Bernd Reichel - Selina - etwas Chaos gefällig?

  • Die Raumstation Europa ist Handlungsort dieses sehr ungewöhnlichen SF-Romans. Ich bin mir auch nicht sicher, ob es sich bei diesem Werk vielleicht um eine Parodie handelt, denn ernstnehmen konnte ich keine der Figuren. Der Schreibstil – auktorial im Präsens – trägt da sein Übriges zu bei. Die Dialoge killen dann jeden Ansatz eines echten SF-Romans endgültig. Beispiel: "Nun seien Sie doch nicht so nervös, Commodore, es ist doch nur ein gequetschter Fingernagel und nicht der Angriff der Teletubbies."
    Zuerst wird seitenlang nur die Raumstation beschrieben. Hat man sich da durchgekämpft, erscheinen endlich die Hauptfiguren. Selina Martinez hat den Rang eines Oberst und ist stellvertretende Kommandantin der Raumstation. Bordärztin ist Dr. Monika Kremer, außerdem steht Selina noch die stets etwas überdreht wirkende Oberst Cilli Ewenz zur Seite, so wie Commodore Angelo Ventura.
    Dem Roman fehlt ein roter Faden, eine Motivation der einzelnen Figuren ist ebenso wenig zu erkennen wie eine zielgerichtete Handlung. Es wird das Leben auf der Raumstation beschrieben, inklusive einer Art intergalaktischer Talkshow und überwiegend ziemlich schwachsinnigen, unglaubwürdigen Freizeit- und sonstigen Beschäftigungen.
    Nach 70 Seiten war ich von dem Stil und Inhalt dermaßen genervt, dass ich nahe dran war, das Buch abzubrechen. Ich hab dann weitergelesen, in der Hoffnung, dass doch noch irgendetwas passieren wird, das Spannung hineinbringt.

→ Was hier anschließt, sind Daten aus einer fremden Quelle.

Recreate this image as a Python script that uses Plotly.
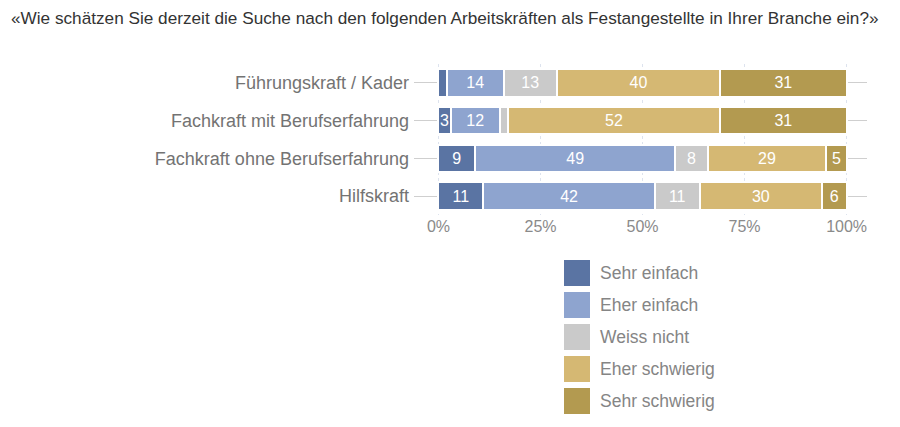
import plotly.graph_objects as go

# ---- data ----
categories = ["Führungskraft / Kader", "Fachkraft mit Berufserfahrung",
              "Fachkraft ohne Berufserfahrung", "Hilfskraft"]
series_names = ["Sehr einfach", "Eher einfach", "Weiss nicht", "Eher schwierig", "Sehr schwierig"]
sehr_einfach = [2, 3, 9, 11]
eher_einfach = [14, 12, 49, 42]
weiss_nicht = [13, 2, 8, 11]
eher_schwierig = [40, 52, 29, 30]
sehr_schwierig = [31, 31, 5, 6]
tick_vals = [0, 25, 50, 75, 100]
tick_text = ["0%", "25%", "50%", "75%", "100%"]
title_text = "«Wie schätzen Sie derzeit die Suche nach den folgenden Arbeitskräften als Festangestellte in Ihrer Branche ein?»"

colors = ["#5a74a3", "#8ea4cf", "#cacaca", "#d5b873", "#b39a50"]
series = [sehr_einfach, eher_einfach, weiss_nicht, eher_schwierig, sehr_schwierig]

FONT = "Liberation Sans, Arial, sans-serif"

fig = go.Figure()
for name, vals, col in zip(series_names, series, colors):
    fig.add_trace(go.Bar(
        y=categories, x=vals, name=name, orientation="h",
        marker=dict(color=col, line=dict(color="white", width=2)),
        text=[str(v) if v >= 3 else "" for v in vals],
        textposition="inside", insidetextanchor="middle",
        constraintext="none", cliponaxis=False,
        textfont=dict(color="white", size=16, family=FONT),
        showlegend=False, hoverinfo="skip",
    ))

OFF = 8  # page body margin offset
W, H = 900 - OFF, 427 - OFF
ml, mr, mt, mb = 406, 33, 56, 212
plot_w = W - ml - mr
plot_h = H - mt - mb

def px_x(px):
    return (px - OFF - ml) / plot_w

def px_y(py):
    return (H - mb - (py - OFF)) / plot_h

# manual legend with large swatches
for i, (name, col) in enumerate(zip(series_names, colors)):
    top = 260 + 32 * i
    fig.add_shape(type="rect", xref="paper", yref="paper",
                  x0=px_x(564), x1=px_x(590), y0=px_y(top + 26), y1=px_y(top),
                  fillcolor=col, line=dict(width=0))
    fig.add_annotation(xref="paper", yref="paper", x=px_x(598), y=px_y(top + 13),
                       text=name, showarrow=False, xanchor="left", yanchor="middle",
                       font=dict(size=17.5, color="#858585", family=FONT))

fig.add_annotation(xref="paper", yref="paper", x=px_x(9), y=px_y(18),
                   text=title_text, showarrow=False, xanchor="left", yanchor="middle",
                   font=dict(size=17.2, color="#333333", family=FONT))

fig.update_layout(
    width=W, height=H,
    margin=dict(l=ml, r=mr, t=mt, b=mb),
    barmode="stack", bargap=0.27,
    plot_bgcolor="white", paper_bgcolor="white",
    xaxis=dict(range=[-6, 105], tickvals=tick_vals, ticktext=tick_text,
               showgrid=True, gridcolor="#dde3ee", griddash="dot", gridwidth=1,
               zeroline=False, showline=False, ticks="",
               tickfont=dict(size=16, color="#8a8a8a", family=FONT)),
    yaxis=dict(categoryorder="array", categoryarray=categories, autorange="reversed",
               showgrid=True, gridcolor="#cfcfcf", gridwidth=1,
               ticks="", ticklabelstandoff=4, showline=False, zeroline=False,
               tickfont=dict(size=18, color="#737373", family=FONT)),
    font=dict(family=FONT),
)

fig.write_html("out.html")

War nur leider nicht der Fall.


    Positiv sei anzumerken, dass erfreulich wenige Tippfehler drin sind, Grammatikfehler finden sich allerdings einige.
    SF-Romane mit weiblichen Hauptfiguren sind mir ja normalerweise sehr willkommen, hier allerdings zeigte sich leider wenig der erhofften Frauenpower. Was auch daran liegt, dass eine Ausarbeitung der Charaktere praktisch nicht vorhanden ist.
    Das Buch ist in stabiler Taschenbuchbindung, auch Druck und Layout machen einen ordentlichen Eindruck.
    Das Cover, nun ja, links unten ist recht klein eine nackte Frau von hinten, farblich ist es okay und die Schriftzüge sind auch gut platziert.
    Der Untertitel verspricht ja bereits "Leben und Liebe auf der Raumbasis Europa" – dem wird das Buch dann durchaus auch gerecht, wobei ein aufregendes und abenteuerreicheres Leben vermutlich Spannung in die lahme, sich hinziehende Handlung gebracht hätte. Ein Liebesroman ist es aber absolut nicht, die Beziehung zwischen Ventura und Selina spielt keine besonders große Rolle und ist auch im Grunde gar keine Liebesbeziehung.
    Das Buch endet ohne ein Ende, der Autor weist auf einen zweiten Teil hin.
    Für mich ein absoluter Riesenflop, es ist grottenschlecht geschrieben, lächerliche Figuren, null Spannung, auch der auf dem Klappentext angekündigte Humor ist nicht vorhanden.